Remember after 9/11, when a nation’s fears following the attack became a foundation for war? And how, in the fullness of time, the whole terrorist thing seems less likely a reason for the invasion of Iraq than corporate and personal greed? That the “imminent threat” of WMDs, delivered in a press conference exactly like yesterday’s, is now laughable?

In the coming days, will it be revealed that the UK conspirators used the internet to research, plan and assemble their plot? How does this relate to the ongoing wrangling concerning net neutrality (and the vast corporate profits to be made at the expense of net users’ freedoms)? Will the events of this week further bolster arguments for increased surveillance of net usage by intelligence organizations?

What it is ain’t exactly clear. It’s not like you weren’t already thinking this, anyway, right?

One Response to “Fear and Flying”

  1. 1 analysis

    I will point out that SOMEONE gave the order to NOT shoot down the jets when they changed course and lost their transponders.

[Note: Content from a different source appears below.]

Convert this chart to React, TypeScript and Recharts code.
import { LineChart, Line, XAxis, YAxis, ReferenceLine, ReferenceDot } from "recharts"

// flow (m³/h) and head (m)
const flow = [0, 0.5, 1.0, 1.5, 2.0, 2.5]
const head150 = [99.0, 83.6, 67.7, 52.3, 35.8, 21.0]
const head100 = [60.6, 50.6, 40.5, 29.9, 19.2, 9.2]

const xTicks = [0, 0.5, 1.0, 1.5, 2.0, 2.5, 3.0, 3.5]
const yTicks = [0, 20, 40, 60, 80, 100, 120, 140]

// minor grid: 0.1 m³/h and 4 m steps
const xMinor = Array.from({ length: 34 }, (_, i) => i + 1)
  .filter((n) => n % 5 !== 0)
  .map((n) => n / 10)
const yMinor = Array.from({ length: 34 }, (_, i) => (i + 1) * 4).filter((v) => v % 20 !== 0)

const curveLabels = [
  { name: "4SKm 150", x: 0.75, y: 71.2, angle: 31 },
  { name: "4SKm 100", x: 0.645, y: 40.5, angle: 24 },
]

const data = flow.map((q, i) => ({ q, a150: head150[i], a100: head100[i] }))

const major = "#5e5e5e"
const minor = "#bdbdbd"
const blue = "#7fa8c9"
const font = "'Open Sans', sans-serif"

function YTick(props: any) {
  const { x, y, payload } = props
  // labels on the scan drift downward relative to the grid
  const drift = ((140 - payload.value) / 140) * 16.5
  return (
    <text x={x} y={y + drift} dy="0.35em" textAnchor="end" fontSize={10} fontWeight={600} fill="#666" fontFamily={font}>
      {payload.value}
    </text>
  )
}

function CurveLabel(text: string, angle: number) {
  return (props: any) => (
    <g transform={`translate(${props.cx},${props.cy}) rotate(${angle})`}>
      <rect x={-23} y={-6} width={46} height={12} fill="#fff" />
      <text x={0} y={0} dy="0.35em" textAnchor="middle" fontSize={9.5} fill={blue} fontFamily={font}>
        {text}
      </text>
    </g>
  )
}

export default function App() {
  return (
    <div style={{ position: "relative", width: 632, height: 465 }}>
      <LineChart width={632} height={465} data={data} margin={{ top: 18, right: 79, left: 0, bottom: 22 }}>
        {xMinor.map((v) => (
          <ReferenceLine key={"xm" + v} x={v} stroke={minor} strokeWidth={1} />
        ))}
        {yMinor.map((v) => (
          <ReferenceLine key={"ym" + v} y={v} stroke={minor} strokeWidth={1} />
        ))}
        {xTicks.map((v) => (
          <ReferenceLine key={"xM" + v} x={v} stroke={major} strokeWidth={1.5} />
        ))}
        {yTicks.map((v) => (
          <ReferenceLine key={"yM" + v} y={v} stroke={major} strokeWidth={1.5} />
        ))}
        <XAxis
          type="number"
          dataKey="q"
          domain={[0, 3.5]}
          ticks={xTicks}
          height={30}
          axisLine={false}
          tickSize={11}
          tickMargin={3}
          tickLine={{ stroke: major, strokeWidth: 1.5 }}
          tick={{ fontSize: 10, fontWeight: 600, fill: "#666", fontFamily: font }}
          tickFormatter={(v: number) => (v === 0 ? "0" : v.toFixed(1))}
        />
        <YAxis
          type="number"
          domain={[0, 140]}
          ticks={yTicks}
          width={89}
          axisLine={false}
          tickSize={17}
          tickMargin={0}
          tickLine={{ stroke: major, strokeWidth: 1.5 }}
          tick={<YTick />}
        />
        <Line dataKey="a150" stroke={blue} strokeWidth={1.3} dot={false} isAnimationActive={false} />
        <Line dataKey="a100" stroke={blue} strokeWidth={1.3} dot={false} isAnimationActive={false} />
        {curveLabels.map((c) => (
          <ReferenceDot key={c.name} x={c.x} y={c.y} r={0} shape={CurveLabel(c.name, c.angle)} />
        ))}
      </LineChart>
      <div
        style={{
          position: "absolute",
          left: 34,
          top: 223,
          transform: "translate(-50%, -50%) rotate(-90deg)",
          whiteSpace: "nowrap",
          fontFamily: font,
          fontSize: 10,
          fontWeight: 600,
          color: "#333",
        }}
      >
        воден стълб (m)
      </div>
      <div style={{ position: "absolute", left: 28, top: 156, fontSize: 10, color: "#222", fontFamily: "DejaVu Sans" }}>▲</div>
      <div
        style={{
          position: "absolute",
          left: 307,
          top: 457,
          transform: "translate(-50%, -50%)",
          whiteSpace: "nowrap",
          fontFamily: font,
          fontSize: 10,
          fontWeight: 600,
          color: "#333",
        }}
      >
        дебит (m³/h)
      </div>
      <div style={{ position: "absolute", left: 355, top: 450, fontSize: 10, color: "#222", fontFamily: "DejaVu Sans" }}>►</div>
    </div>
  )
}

    Who was it? Well, since the tapes have been shredded… but I know one thing: it was not an Air Force general, because Air Force generals are intelligent, experienced men who know better. My logic and experience tells me it was a civilian leader from the White House taking Commander in Chief authority.

    After all, who was killed? By neocon logic, just a bunch of liberals – because that’s who lives in NYC (yes, I know that’s a gross oversimplification, but we’re talking about people who control the media and still say liberals control the media.) People they could do without. And what could they gain by 9/11? Just re-election, war-profiteering wealth beyond measure, the ability to break any laws they wanted, to violate the Constitution, declare martial law (that is, hold people without hearings, trials, or lawyers; suspend free speech; and spy without restriction), and start their precious war in Iraq.

    What have we lost? Iran is running amuck, sponsoring terrorism to a degree Saddam Hussein never even wanted to (his bag was local terrorism not international), and gaining nuclear weapons; the wrong Korea is getting nuclear weapons; and the US enjoys nice single-digit approval ratings in most of the world. At the same time our projected surplus is now the largest deficit in history and we can NEVER PAY IT BACK.